La méthode envisagée ressemble à celle des grandes entreprises lorsqu’elles sont gênées aux entournures : on cède des actifs devenus soudainement « non stratégiques » et l’on « se recentre sur le cœur de métier » avec des effectifs allégés. Au cas d’espèce, les Etats dotés du Triple A, un brevet plus facile à perdre qu’à gagner, constitueraient une holding majoritaire en apportant à la structure leurs participations et le pouvoir de gestion. C’est contraire aux traités européens ? Ben oui, justement, mais on n’a pas le temps de suivre une procédure de révision qui serait nécessairement longue et, entre nous, plutôt incertaine : les citoyens ne sont guère chauds pour une Europe fédérale gérée par les technos de la Commission.

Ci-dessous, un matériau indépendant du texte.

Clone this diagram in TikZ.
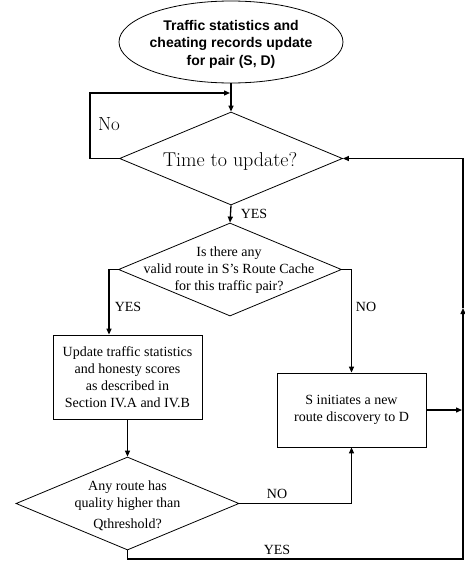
\documentclass[tikz,border=0pt]{standalone}
\usepackage{fontspec}
\newfontfamily\tnr{Liberation Serif}
\newfontfamily\arl{Liberation Sans}
\usetikzlibrary{shapes.geometric,arrows.meta}
\tikzset{
 shp/.style={draw, line width=0.8pt, inner sep=0pt},
 dia/.style={shp, diamond, minimum width=223, minimum height=93},
 boxn/.style={shp, rectangle, minimum width=149, align=center, font=\tnr\fontsize{14}{17}\selectfont},
 conn/.style={line width=1.3pt},
 arr/.style={conn, -{Triangle[length=6pt,width=5pt]}},
 lbl/.style={font=\tnr\fontsize{14}{17}\selectfont, inner sep=0pt, align=center},
}
\begin{document}
\begin{tikzpicture}[x=1pt,y=-1pt]
\useasboundingbox (0,0) rectangle (464,562);
% shapes
\node[shp, ellipse, minimum width=224, minimum height=82] (e) at (231,42) {};
\node[font=\arl\bfseries\fontsize{14}{17.5}\selectfont, align=center, inner sep=0pt] (et) at (231,44) {Traffic statistics and\\cheating records update\\for pair (S, D)};
\node[dia] (d1) at (231,158.5) {};
\node[font=\fontsize{20}{24}\selectfont, inner sep=0pt] (d1t) at (230,161) {Time to update?};
\node[dia] (d2) at (230,269.5) {};
\node[lbl] (d2t) at (229,270) {Is there any\\valid route in S’s Route Cache\\for this traffic pair?};
\node[boxn, minimum height=84] (b1) at (127.5,377) {Update traffic statistics\\and honesty scores\\as described in\\Section IV.A and IV.B};
\node[boxn, minimum height=74] (b2) at (351.5,410) {S initiates a new\\route discovery to D};
\node[dia] (d3) at (127.5,503.5) {};
\node[lbl] (d3t) at (127.5,506) {Any route has\\quality higher than\\[4pt]Qthreshold?};
% coordinates
\coordinate (l1) at (90,158.5);
\coordinate (l2) at (90,93);
\coordinate (l3) at (230,93);
\coordinate (c2) at (109,269.5);
\coordinate (c3) at (351.5,269.5);
\coordinate (c4) at (351.5,503.5);
\coordinate (r1) at (127.5,559);
\coordinate (r2) at (463,559);
\coordinate (r3) at (463,308);
\coordinate (r4) at (463,158.5);
\coordinate (r5) at (462,410);
% connectors
\draw[arr] (e.south) -- (d1.north);
\draw[arr] (d1.west) -- (l1) -- (l2) -- (l3);
\draw[arr] (d1.south) -- (d2.north);
\draw[arr] (d2.west) -- (c2) -- (c2 |- b1.north);
\draw[arr] (d2.east) -- (c3) -- (b2.north);
\draw[arr] (b1.south) -- (d3.north);
\draw[arr] (d3.east) -- (c4) -- (b2.south);
\draw[arr] (d3.south) -- (r1) -- (r2) -- (r3);
\draw[arr] (r3) -- (r4) -- (d1.east);
\draw[arr] (b2.east) -- (r5);
% labels
\node[font=\fontsize{19}{22}\selectfont, inner sep=0pt] (no1) at (109,124) {No};
\node[lbl] (y1) at (254,214) {YES};
\node[lbl] (y2) at (128,307) {YES};
\node[lbl] (n2) at (366,307) {NO};
\node[lbl] (n3) at (277,494) {NO};
\node[lbl] (y3) at (277,550) {YES};
\end{tikzpicture}
\end{document}
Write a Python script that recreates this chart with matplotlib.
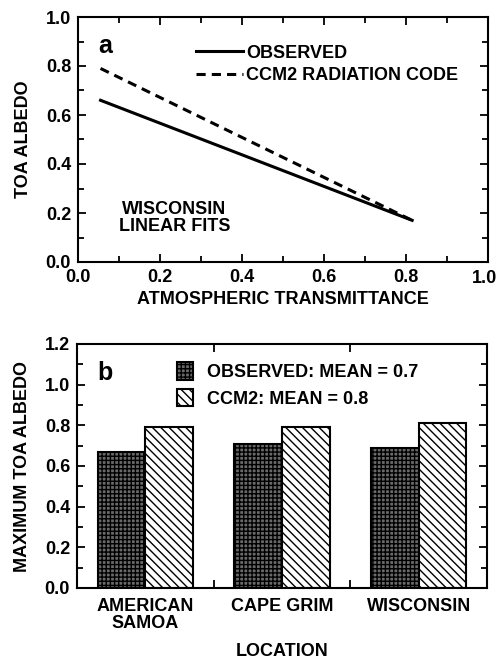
import matplotlib.pyplot as plt
from matplotlib.ticker import MultipleLocator, FixedLocator

plt.rcParams["font.family"] = ["Liberation Sans", "DejaVu Sans"]
plt.rcParams["font.weight"] = "bold"
plt.rcParams["hatch.linewidth"] = 1.0

# panel a: linear fit end points
fit_x = [0.055, 0.815]
observed_fit = [0.66, 0.17]
ccm2_fit = [0.79, 0.17]

# panel b: maximum TOA albedo per location
locations = ["AMERICAN\nSAMOA", "CAPE GRIM", "WISCONSIN"]
observed_max = [0.67, 0.71, 0.69]
ccm2_max = [0.79, 0.79, 0.81]

FS = 13


def style_axes(ax):
    for s in ax.spines.values():
        s.set_linewidth(1.5)
    ax.tick_params(which="both", direction="in", top=True, right=True,
                   width=1.3, labelsize=FS, pad=5)
    ax.tick_params(which="major", length=6)
    ax.tick_params(which="minor", length=4)


fig = plt.figure(figsize=(4.99, 6.59), dpi=100)
ax1 = fig.add_axes([78 / 499, 1 - 262 / 659, 410 / 499, 245 / 659])
ax2 = fig.add_axes([77 / 499, 1 - 588 / 659, 410 / 499, 244 / 659])

# ---- panel a ----
ax1.plot(fit_x, observed_fit, color="black", lw=2.2, label="OBSERVED")
ax1.plot(fit_x, ccm2_fit, color="black", lw=2.2, ls=(0, (3, 2)),
         label="CCM2 RADIATION CODE")
ax1.set_xlim(0, 1)
ax1.set_ylim(0, 1)
ax1.xaxis.set_major_locator(MultipleLocator(0.2))
ax1.xaxis.set_minor_locator(MultipleLocator(0.1))
ax1.yaxis.set_major_locator(MultipleLocator(0.2))
ax1.yaxis.set_minor_locator(MultipleLocator(0.1))
# the 1.0 label sits at the figure edge, so it is drawn separately a bit inward
ax1.xaxis.set_major_formatter(lambda v, p: "" if v > 0.99 else f"{v:.1f}")
ax1.yaxis.set_major_formatter(lambda v, p: f"{v:.1f}")
style_axes(ax1)
ax1.annotate("1.0", xy=(1.0, 0), xycoords=("data", "axes fraction"),
             xytext=(-2.5, -5.5), textcoords="offset points",
             ha="center", va="top", fontsize=FS, fontweight="bold",
             annotation_clip=False)
ax1.set_xlabel("ATMOSPHERIC TRANSMITTANCE", fontsize=FS, fontweight="bold", labelpad=4)
ax1.set_ylabel("TOA ALBEDO", fontsize=FS, fontweight="bold", labelpad=10)
ax1.text(0.05, 0.93, "a", transform=ax1.transAxes, fontsize=18,
         fontweight="bold", va="top")
ax1.text(0.235, 0.18, "WISCONSIN\nLINEAR FITS", ha="center", va="center",
         fontsize=FS, fontweight="bold", linespacing=1.0)
ax1.legend(loc="upper left", bbox_to_anchor=(0.27, 0.917), frameon=False,
           fontsize=FS, handlelength=2.6, handletextpad=0.2,
           labelspacing=0.3, borderaxespad=0)

# ---- panel b ----
pos = list(range(1, len(locations) + 1))
w = 0.35
ax2.bar([p - w / 2 for p in pos], observed_max, width=w, color="#6a6a6a",
        edgecolor="black", hatch="++++", linewidth=1.5,
        label="OBSERVED: MEAN = 0.7")
ax2.bar([p + w / 2 for p in pos], ccm2_max, width=w, color="white",
        edgecolor="black", hatch="\\\\\\\\", linewidth=1.5,
        label="CCM2: MEAN = 0.8")
ax2.set_xlim(0.5, 3.5)
ax2.set_ylim(0, 1.2)
ax2.set_xticks(pos)
ax2.set_xticklabels(locations, fontsize=FS, fontweight="bold")
ax2.xaxis.set_minor_locator(FixedLocator([1.5, 2.5]))
ax2.yaxis.set_major_locator(MultipleLocator(0.2))
ax2.yaxis.set_minor_locator(MultipleLocator(0.1))
ax2.yaxis.set_major_formatter(lambda v, p: f"{v:.1f}")
style_axes(ax2)
ax2.tick_params(axis="x", which="major", length=0, pad=7)
ax2.tick_params(axis="x", which="minor", length=6)
for lbl in ax2.get_xticklabels():
    lbl.set_linespacing(1.0)
ax2.set_xlabel("LOCATION", fontsize=FS, fontweight="bold", labelpad=8)
ax2.set_ylabel("MAXIMUM TOA ALBEDO", fontsize=FS, fontweight="bold", labelpad=10)
ax2.text(0.05, 0.93, "b", transform=ax2.transAxes, fontsize=18,
         fontweight="bold", va="top")
ax2.legend(loc="upper left", bbox_to_anchor=(0.227, 0.955), frameon=False,
           fontsize=FS, handlelength=0.85, handleheight=1.1,
           handletextpad=0.8, labelspacing=0.45, borderaxespad=0)

fig.savefig("out.png", dpi=100)
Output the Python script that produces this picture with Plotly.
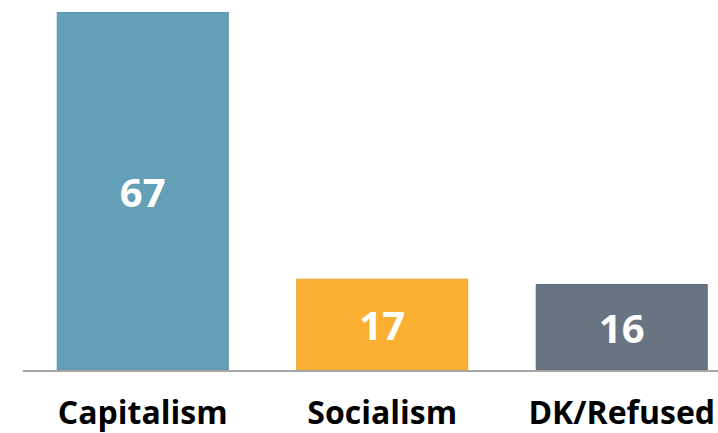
import plotly.graph_objects as go

categories = ["Capitalism", "Socialism", "DK/Refused"]
values = [67, 17, 16]
colors = ["#649fb8", "#fbb034", "#687482"]
border_colors = ["#5a90a7", "#e9a22f", "#5f6a77"]

fig = go.Figure(
    go.Bar(
        x=categories,
        y=values,
        text=[str(v) for v in values],
        textposition="inside",
        insidetextanchor="middle",
        textfont=dict(family="Open Sans", size=40, color="white", weight="bold"),
        marker=dict(color=colors, line=dict(color=border_colors, width=1)),
        width=0.714,
        hoverinfo="skip",
    )
)

fig.update_layout(
    width=718,
    height=433,
    margin=dict(l=23, r=0, t=12, b=63, autoexpand=False),
    paper_bgcolor="white",
    plot_bgcolor="white",
    showlegend=False,
    uniformtext=dict(mode=False),
)
fig.update_xaxes(
    range=[-0.5, 2.402],
    automargin=False,
    showline=True,
    linecolor="#a6a6a6",
    linewidth=1.5,
    showgrid=False,
    ticks="",
    tickfont=dict(family="Open Sans", size=32, color="black", weight="bold"),
    ticklabelstandoff=14,
)
fig.update_yaxes(
    range=[0, 67],
    automargin=False,
    visible=False,
    showgrid=False,
    zeroline=False,
)

fig.write_html(
    "out.html",
    config={"displayModeBar": False},
    post_script="document.body.style.margin='0';document.body.style.overflow='hidden';",
)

Et tous les (nombreux) pays qui ne feraient pas partie du deal, cédés pour un euro symbolique à leurs habitants, se transformeraient alors en sociétés coopératives de production, nos Scop, ces entités qui expérimentent l’autogestion sans capital avec des résultats pour le moins contrastés. A ce jour, le club des Triple A européens comporte encore six membres, qui constitueraient un môle pour protéger le ballon de la monnaie unique, promise à ne devenir que commune. Les autres équipiers seraient abandonnés à la sauvagerie des marchés, qui les mettraient en pièces, à l’exception de ceux qui accepteraient une totale allégeance budgétaire au suzerain AAA et bénéficieraient ainsi de sa protection. En un mot, pour sauver l’Europe, on sacrifierait bon nombre de ses membres actuels. Admettons-le : le contexte est aujourd’hui explosif et l’avenir plutôt incertain. Mais il est permis de s’étonner que les marchés se réjouissent à la perspective de la boucherie promise par le nouveau plan de repli. S’il était adopté, bien sûr, et rien n’est encore fait.

La recette du jour

Le complexe d’Ugolin

Une météo détestable a ravagé vos récoltes ; les greniers sont vides, les prêteurs ont détalé et vous êtes assiégé. Vous êtes tenté d’adopter le menu d’Ugolin, ce roi qui survécut à la disette en boulottant ses enfants. Mais vous avez heureusement hérité d’une conscience : elle vous protègera contre la tentation de commettre des actes qui emporteraient une éternelle malédiction.